SmartML is part of the ***SmartEco*** ecosystem.

---

## Core Principles

- **CPU-only by default**
- **Deterministic and reproducible benchmarks**
- **Zero data leakage**
- **Minimal but safe preprocessing**
- **Honest model availability detection**
- **Fair comparison across models**

> SmartML only exposes models that actually run on the current system.

No fake availability. No “works on my GPU” nonsense.

---

## Intended Use & Scope

SmartML is **not a commercial AutoML system**.

It is an **internal benchmarking and evaluation tool**, designed to:
- Compare models fairly under identical conditions
- Measure real-world CPU performance
- Ensure leakage-free and reproducible results

All models are evaluated using:
- Fixed default hyperparameters
- Identical preprocessing
- Identical train/test splits

No model is tuned, favored, or given any special advantage.
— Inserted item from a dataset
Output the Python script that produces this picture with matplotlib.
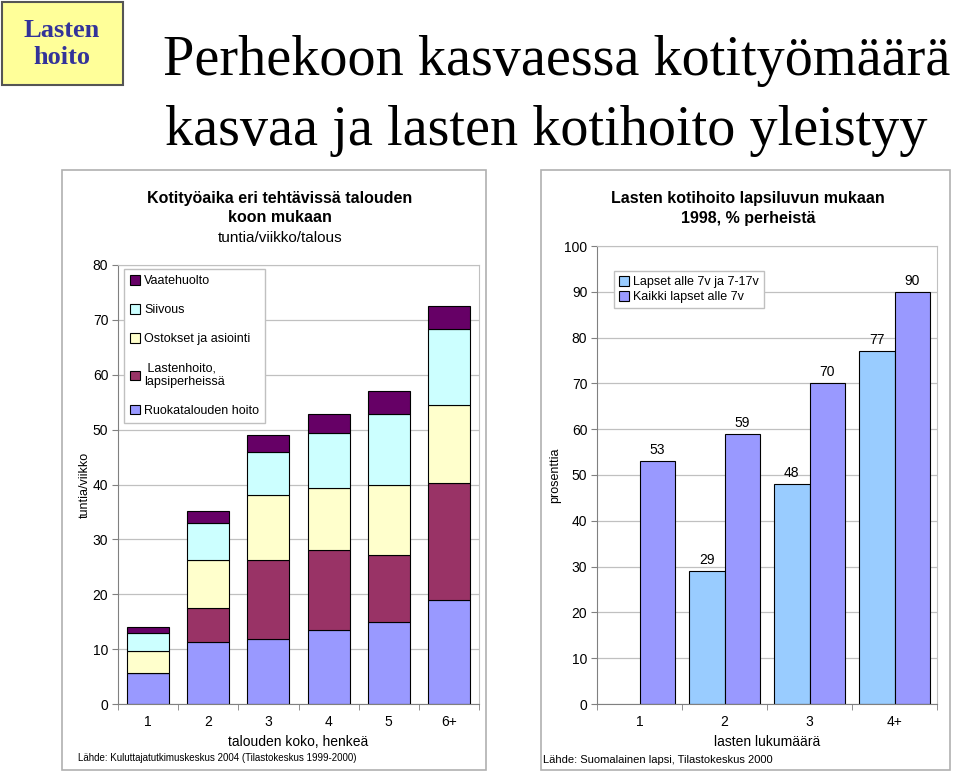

SmartML prioritizes **fairness, transparency, and repeatability** over leaderboard-style optimization.

For full details on:
- Default hyperparameters
- Preprocessing rules
- Benchmark methodology

Please refer to the official ***SmartEco*** documentation and website.

---

## Installation

SmartML is used as part of the ***SmartEco*** package.

Install SmartEco in editable mode from the directory that contains the `SmartEco` folder.
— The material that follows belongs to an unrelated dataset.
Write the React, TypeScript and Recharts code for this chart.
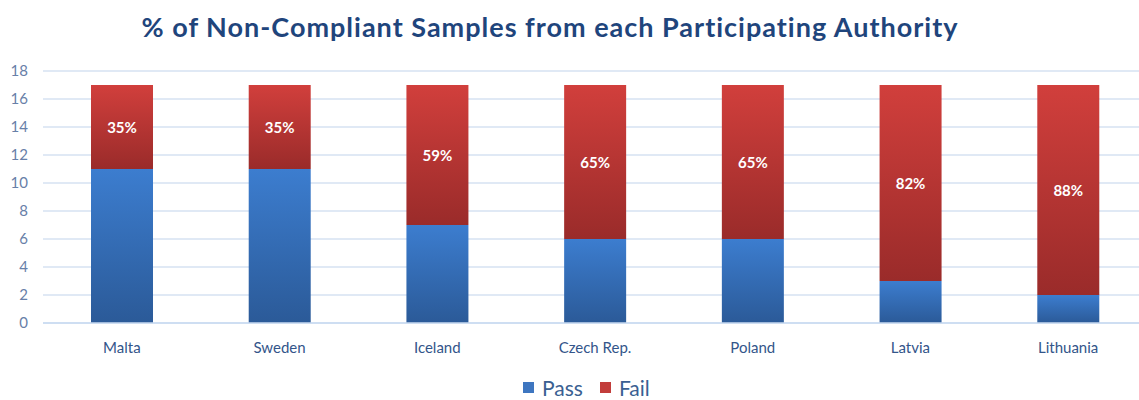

### ***Required Dependencies***

- `numpy`
- `pandas`
- `scikit-learn`

### ***Optional Dependencies***

Installing these unlocks additional models:

- `lightgbm`
- `xgboost`
- `catboost`
- `interpret` (for NAM / Explainable Boosting)
- `pytorch-tabnet`
- `torch` (CPU)
- `smart-knn` (SmartEco-native)

> Some research libraries are platform-dependent and may not be available on Windows CPU.  
> SmartML automatically hides unavailable models.

---

## Data Encoding & Preprocessing

SmartML uses **minimal, transparent, and safe preprocessing**.
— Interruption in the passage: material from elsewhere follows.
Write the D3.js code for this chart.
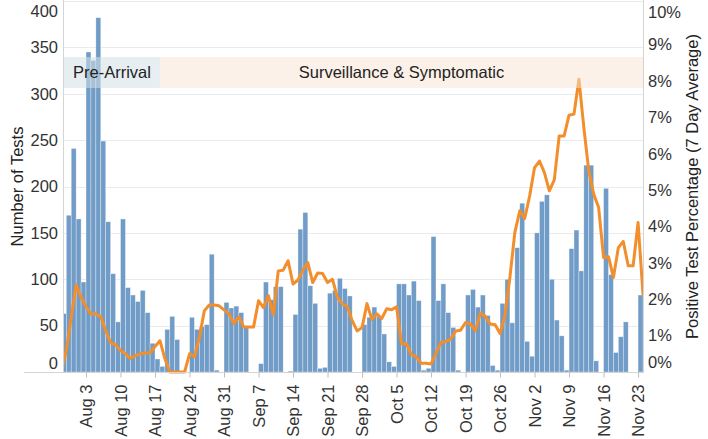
<!DOCTYPE html>
<html><head><meta charset="utf-8">
<script src="https://cdn.jsdelivr.net/npm/d3@7"></script>
<style>
html,body{margin:0;padding:0;background:#fff;}
svg{display:block;font-family:"Liberation Sans",Arial,sans-serif;}
</style></head>
<body><svg id="chart" width="708" height="439"></svg>
<script>
// ---------- DATA ----------
const firstDay = "2020-07-29";           // first bar / line date
const lastBarDay = "2020-11-23";
const lastLineDay = "2020-11-24";
// daily number of tests (Jul 29 .. Nov 23)
const tests = [
  63,169,241,
  165,97,345,336,382,249,162,106,54,165,91,83,76,88,64,31,14,6,46,60,35,0,0,59,46,49,51,127,2,0,75,
  69,71,64,48,0,0,9,97,78,92,92,0,1,62,154,172,93,74,4,5,85,88,101,90,82,0,0,51,59,70,
  60,41,11,6,95,95,83,98,77,2,4,146,77,95,64,48,2,0,83,89,70,83,61,7,2,74,100,53,134,182,33,
  17,150,184,191,100,56,39,2,133,153,109,223,223,12,0,198,105,21,38,54,0,0,83
];
// positive test percentage, 7 day average, in % (Jul 29 .. Nov 24)
const positivePct = [
  0.0,0.6,1.5,
  2.40,2.05,1.80,1.60,1.60,1.52,1.13,0.80,0.75,0.59,0.50,0.37,0.45,0.50,0.52,0.53,0.70,0.86,0.37,0,0,0,0,0.50,0.42,0.95,1.68,1.84,1.84,1.82,1.71,
  1.60,1.33,1.52,1.24,1.24,1.24,1.96,1.77,2.10,1.57,2.78,2.80,3.06,2.42,2.53,2.80,3.01,2.46,2.72,2.71,2.46,2.55,2.05,1.87,1.80,1.41,1.13,1.22,1.88,1.44,
  1.60,1.47,1.74,1.71,1.79,0.78,0.78,0.48,0.42,0.24,0.24,0.22,0.51,0.81,0.84,0.91,1.13,1.15,1.36,1.32,1.13,1.62,1.53,1.32,1.30,1.06,1.55,2.60,3.84,4.43,4.22,
  4.84,5.62,5.80,5.48,4.98,5.28,6.49,6.49,7.06,7.09,8.05,6.72,5.53,4.89,4.52,3.15,3.17,2.60,3.42,3.59,2.92,2.92,4.11,2.14
];
const weekTicks = ["2020-08-03","2020-08-10","2020-08-17","2020-08-24","2020-08-31","2020-09-07","2020-09-14","2020-09-21","2020-09-28","2020-10-05","2020-10-12","2020-10-19","2020-10-26","2020-11-02","2020-11-09","2020-11-16","2020-11-23"];
const leftTicks = [0,50,100,150,200,250,300,350,400];
const rightTicks = [0,1,2,3,4,5,6,7,8,9,10];
const phaseNames = ["Pre-Arrival","Surveillance & Symptomatic"];
const phaseStarts = ["2020-07-29T12:48","2020-08-18"];
const phaseEnds = ["2020-08-18","2020-11-24"];

// ---------- LAYOUT ----------
const L = 64, R = 643, T = 1, B = 372;
const FS = 16.5;
const parse = s => new Date(s.length > 10 ? s + ":00Z" : s + "T00:00:00Z");
const svg = d3.select("#chart");

const x = d3.scaleUtc()
  .domain([parse("2020-07-29T12:48"), parse("2020-11-24")])
  .range([L, R]);
const yL = d3.scaleLinear().domain([0, 400]).range([B, T]);
const yR = d3.scaleLinear().domain([0, 10.2]).range([B, T]);

const barDays = d3.utcDay.range(parse(firstDay), d3.utcDay.offset(parse(lastBarDay), 1));
const lineDays = d3.utcDay.range(parse(firstDay), d3.utcDay.offset(parse(lastLineDay), 1));
const barData = barDays.map((d, i) => ({d, v: tests[i]}));
const lineData = lineDays.map((d, i) => ({d, v: positivePct[i]}));

svg.append("defs").append("clipPath").attr("id", "plotclip")
  .append("rect").attr("x", L).attr("y", T - 2).attr("width", R - L).attr("height", B - T + 4);

// gridlines
svg.append("g").selectAll("line").data(leftTicks).join("line")
  .attr("x1", L).attr("x2", R)
  .attr("y1", d => Math.round(yL(d)) + 0.5).attr("y2", d => Math.round(yL(d)) + 0.5)
  .attr("stroke", "#ebebeb").attr("stroke-width", 1);

const plot = svg.append("g").attr("clip-path", "url(#plotclip)");

// bars
plot.append("g").selectAll("rect").data(barData).join("rect")
  .attr("x", d => x(d.d))
  .attr("width", d => x(d3.utcDay.offset(d.d, 1)) - x(d.d))
  .attr("y", d => yL(d.v))
  .attr("height", d => B - yL(d.v))
  .attr("fill", "#709cc7")
  .attr("stroke", "#ffffff").attr("stroke-opacity", 0.55).attr("stroke-width", 0.6);

// line
plot.append("path").datum(lineData)
  .attr("fill", "none").attr("stroke", "#f28e2b").attr("stroke-width", 3)
  .attr("stroke-linejoin", "round").attr("stroke-linecap", "round")
  .attr("d", d3.line().x(d => x(d.d)).y(d => yR(d.v)));

// annotation bands
const bandTop = 57, bandBot = 88;
const bandFill = ["rgba(211,224,230,0.55)", "rgba(247,227,209,0.5)"];
phaseNames.forEach((name, i) => {
  const x0 = Math.max(L, x(parse(phaseStarts[i]))), x1 = Math.min(R, x(parse(phaseEnds[i])));
  svg.append("rect").attr("x", x0).attr("y", bandTop).attr("width", x1 - x0).attr("height", bandBot - bandTop)
    .attr("fill", bandFill[i]);
  svg.append("text").attr("x", (x0 + x1) / 2).attr("y", (bandTop + bandBot) / 2)
    .attr("dy", "0.35em").attr("text-anchor", "middle")
    .attr("font-size", FS).attr("fill", "#222").text(name);
});

// axis lines
const axisCol = "#d4d4d4";
svg.append("line").attr("x1", L - 0.5).attr("x2", L - 0.5).attr("y1", 0).attr("y2", B + 1).attr("stroke", axisCol);
svg.append("line").attr("x1", R + 0.5).attr("x2", R + 0.5).attr("y1", 0).attr("y2", B + 1).attr("stroke", axisCol);

// bottom axis
const xAxis = d3.axisBottom(x).tickValues(weekTicks.map(parse))
  .tickFormat(d3.utcFormat("%b %-d")).tickSize(5).tickSizeOuter(0);
const gx = svg.append("g").attr("transform", `translate(0,${B + 0.5})`).call(xAxis);
gx.select(".domain").attr("stroke", axisCol).attr("d", `M${L - 40},0H${R + 1}`);
gx.selectAll(".tick line").attr("stroke", "#bdbdbd");
gx.selectAll(".tick text")
  .attr("transform", "rotate(-90)")
  .attr("text-anchor", "end")
  .attr("x", -12).attr("y", 0).attr("dy", "0.35em")
  .attr("font-size", FS).attr("fill", "#333").attr("font-family", "Liberation Sans, Arial, sans-serif");

// left axis
const yAxisL = d3.axisLeft(yL).tickValues(leftTicks).tickSize(0).tickPadding(6);
const gl = svg.append("g").attr("transform", `translate(${L},0)`).call(yAxisL);
gl.select(".domain").remove();
gl.selectAll(".tick text")
  .attr("font-size", FS).attr("fill", "#333").attr("font-family", "Liberation Sans, Arial, sans-serif")
  .attr("y", d => Math.max(11, Math.min(363, yL(d))) - yL(d));

// right axis
const yAxisR = d3.axisRight(yR).tickValues(rightTicks).tickSize(0).tickPadding(5)
  .tickFormat(d => d + "%");
const gr = svg.append("g").attr("transform", `translate(${R},0)`).call(yAxisR);
gr.select(".domain").remove();
gr.selectAll(".tick text")
  .attr("font-size", FS).attr("fill", "#333").attr("font-family", "Liberation Sans, Arial, sans-serif")
  .attr("y", d => Math.max(12, Math.min(362, yR(d))) - yR(d));

// axis titles
svg.append("text").attr("transform", `translate(17,${(T + B) / 2}) rotate(-90)`)
  .attr("text-anchor", "middle").attr("dy", "0.35em")
  .attr("font-size", FS).attr("fill", "#222").text("Number of Tests");
svg.append("text").attr("transform", `translate(692,${(T + B) / 2}) rotate(-90)`)
  .attr("text-anchor", "middle").attr("dy", "0.35em")
  .attr("font-size", FS).attr("fill", "#222").text("Positive Test Percentage (7 Day Average)");
</script></body></html>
### ***Feature Encoding***

- **Numerical features**  
  Passed directly without modification.

- **Categorical features**
  - Low-cardinality → **One-Hot Encoding (OHE)**
  - High-cardinality → **Target Encoding**

### ***Target Encoding Safety***

- Computed **only on the training split**
- Validation and test data **never influence encoding**
- Guarantees **zero target leakage**

Additional guarantees:
- Classification targets → label-encoded
- Regression targets → remain continuous
- Encoding logic is **task-aware**
- Test targets are **never used** during preprocessing
- Linear models are **feature-scaled** to ensure fair and stable benchmarking

---

## Train / Test Split

- Fixed random seed is always used
- Default split is deterministic
- Stratification is applied automatically for classification
- Regression splits are random but reproducible

This ensures:
- Identical splits across runs
- Fair comparison between models
- Benchmark repeatability

---

## Available Models

SmartML dynamically detects and exposes models that are usable on the **current machine**.

### ***Classification Models***

Depending on installed dependencies:

- Logistic Regression
- Support Vector Classifier (SVC)
- K-Nearest Neighbors (KNN)
- Naive Bayes
- Random Forest
- Extra Trees
- LightGBM
- XGBoost
- CatBoost
- NAM (Explainable Boosting)
- TabNet
- **SmartKNN**
- Optional research models (platform-dependent)

---

### ***Regression Models***

Depending on installed dependencies:

- Linear Regression
- Ridge Regression
- Lasso
- ElasticNet
- Support Vector Regressor (SVR)
- KNN Regressor
- Random Forest
- Extra Trees
- LightGBM
- XGBoost
- CatBoost
- NAM (Explainable Boosting)
- TabNet
- **SmartKNN**
- Optional research models (platform-dependent)

---

## Model Availability Policy

If a model cannot run on the current system, it **does not appear**.

SmartML:
- Does **not** fake availability
- Does **not** crash on missing dependencies
- Does **not** assume Linux or GPU environments

Model availability is determined **at runtime**.

---

## Inspection Utility

SmartML provides a runtime inspection utility called ***SmartML_Inspect***.

It generates a JSON file reporting:
- Available classification models
- Available regression models
- Metrics used by SmartML

> The output reflects **actual runtime capability**, not theoretical support.  
> No terminal output is produced.

---

## Evaluation Metrics

### ***Classification Metrics***
- Accuracy
- Macro F1 Score

### ***Regression Metrics***
- R² Score
- Mean Squared Error (MSE)

### ***Inference & Performance Metrics***
- Training time
- Batch inference time
- Batch throughput
- Single-sample mean latency
- Single-sample P95 latency

These metrics evaluate **both model quality and real-world performance**.

---

## Benchmarking Behavior

For each model, SmartML:

- Uses the same train/test split
- Applies identical preprocessing
- Trains the model
- Measures training time
- Measures batch inference time
- Measures single-sample latency distribution
- Records results in a unified format

Result: **fair, comparable, honest benchmarks**.

---

## Platform Notes

- **Windows + CPU** → fully supported
- **Linux / WSL** → additional research models may become available
- **GPU** → not required, not assumed, not enforced

SmartML remains **CPU-safe by default**.

---

## Experimental & Research Models

Some models exist in the codebase but may be hidden at runtime due to missing dependencies:

- Torch-Tabular models (MLP, FTTransformer, SAINT, TabTransformer)
- DeepGBM
- GrowNet
- ModernNCA

These models are:
- Guarded by optional imports
- Exposed only when installable
- Never removed from source code

---

## Architecture Overview

SmartML is organized into modular components:

- Dataset loading and encoding
- Model registry and availability detection
- Training and benchmarking engine
- Evaluation and inference measurement
- Inspection and reporting

Each component is **deterministic and reproducible**.

---

## Part of SmartEco

SmartML is one component of the ***SmartEco*** ecosystem